Fabergé, Proler, Skurlov, The Fabergé Imperial Easter Eggs, 1997, Appendix 3, p. 253
Lowes and McCanless Fabergé Eggs A Retrospective Encyclopedia, 2001, 34
The author suggests the surprise of the Diamond Trellis Egg perhaps is an elephant with a clock like the Fabergé table clock shown below.
Example of a Fabergé Table clock in the form Elephant (Von Habsburg, Géza, Fabergé Hofjuwelier Der Zaren, 1986 image 210, text 209)
Had the descriptions of the 1897 Diamond Trellis Egg had no mention of a key, the elephant below would be a serious candidate.
Jeweled and Enameled Gold Figure of an Elephant
Dr. Géza von Habsburg, Fabergé Imperial Craftsman and his World, 2000, 190.

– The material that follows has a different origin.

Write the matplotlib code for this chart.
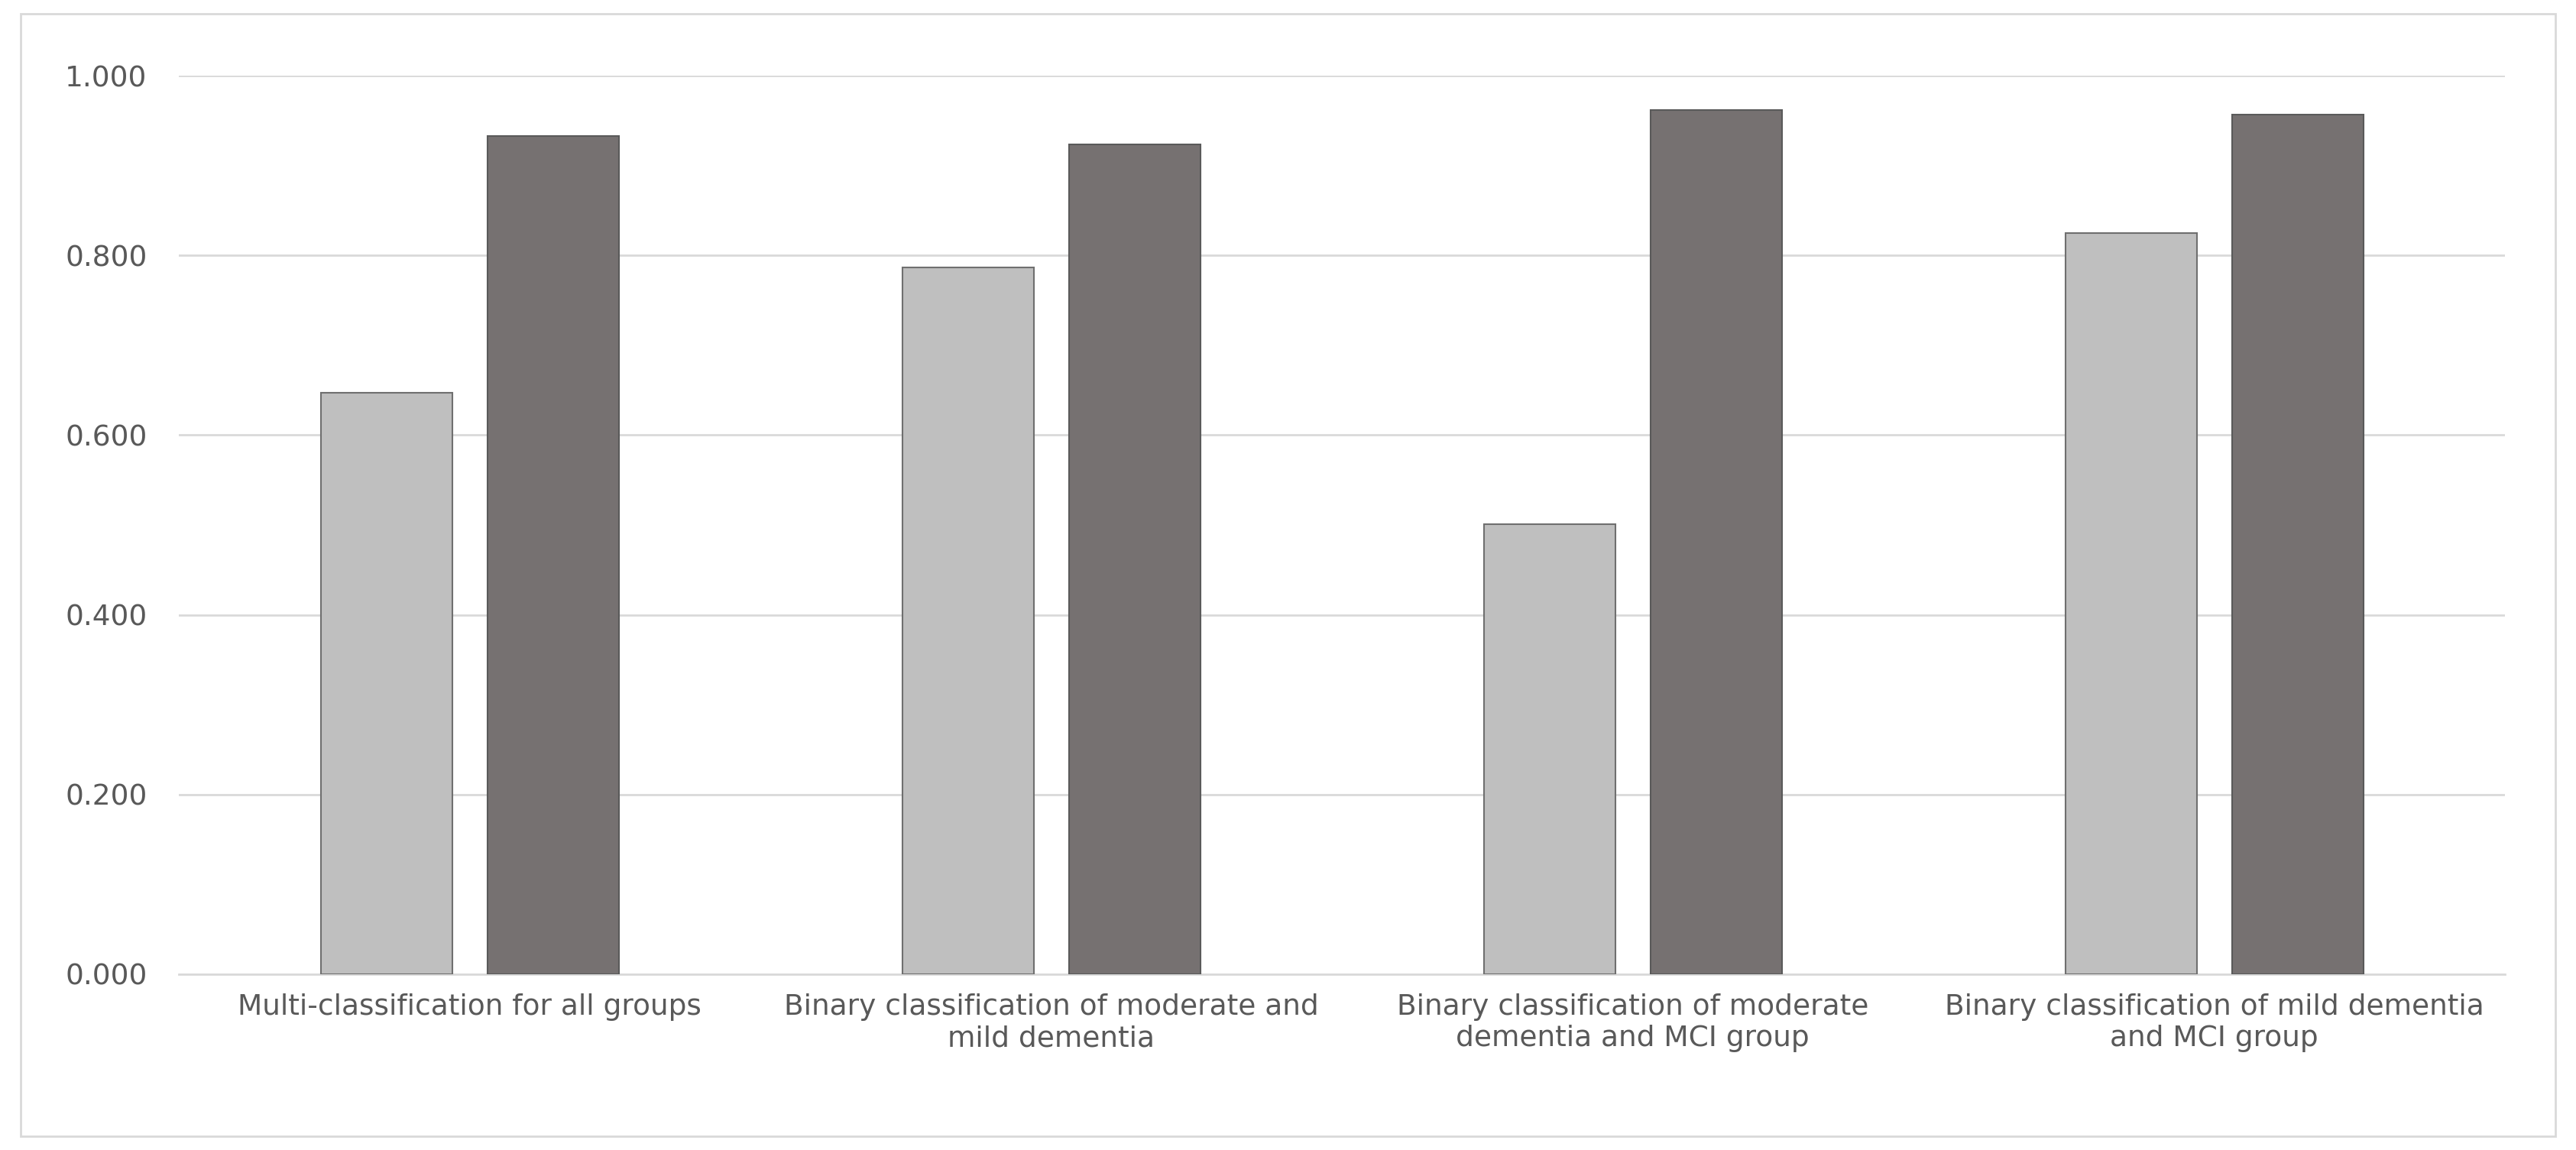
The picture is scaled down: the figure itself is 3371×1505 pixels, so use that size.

Indeed, Dr. Géza von Habsburg in his Fabergé Imperial Craftsman and his World, 2000, 190, writes:
Perhaps it was not the Renaissance egg of 1894, but the Diamond Trellis Egg of 1892 to which the above elephant belongs? More research will have to be done to solve this puzzle.
Research will continue.
And research did continue! That the original ivory elephant was found in the Royal Collection was announced in October 2015. Appearently the hallmarks (Fabergé and workmaster mark MP for Mikhail Perkhin) on the elephant were only recently discovered. Until that moment it was not known the elephant was made by Fabergé. Once it was clear who the maker was, I guess it was linked to a missing Fabergé elephant automaton and the happy news is now that the beautiful 1892 Diamond Trellis Egg and its surprise both are known and although not living together, both are alive!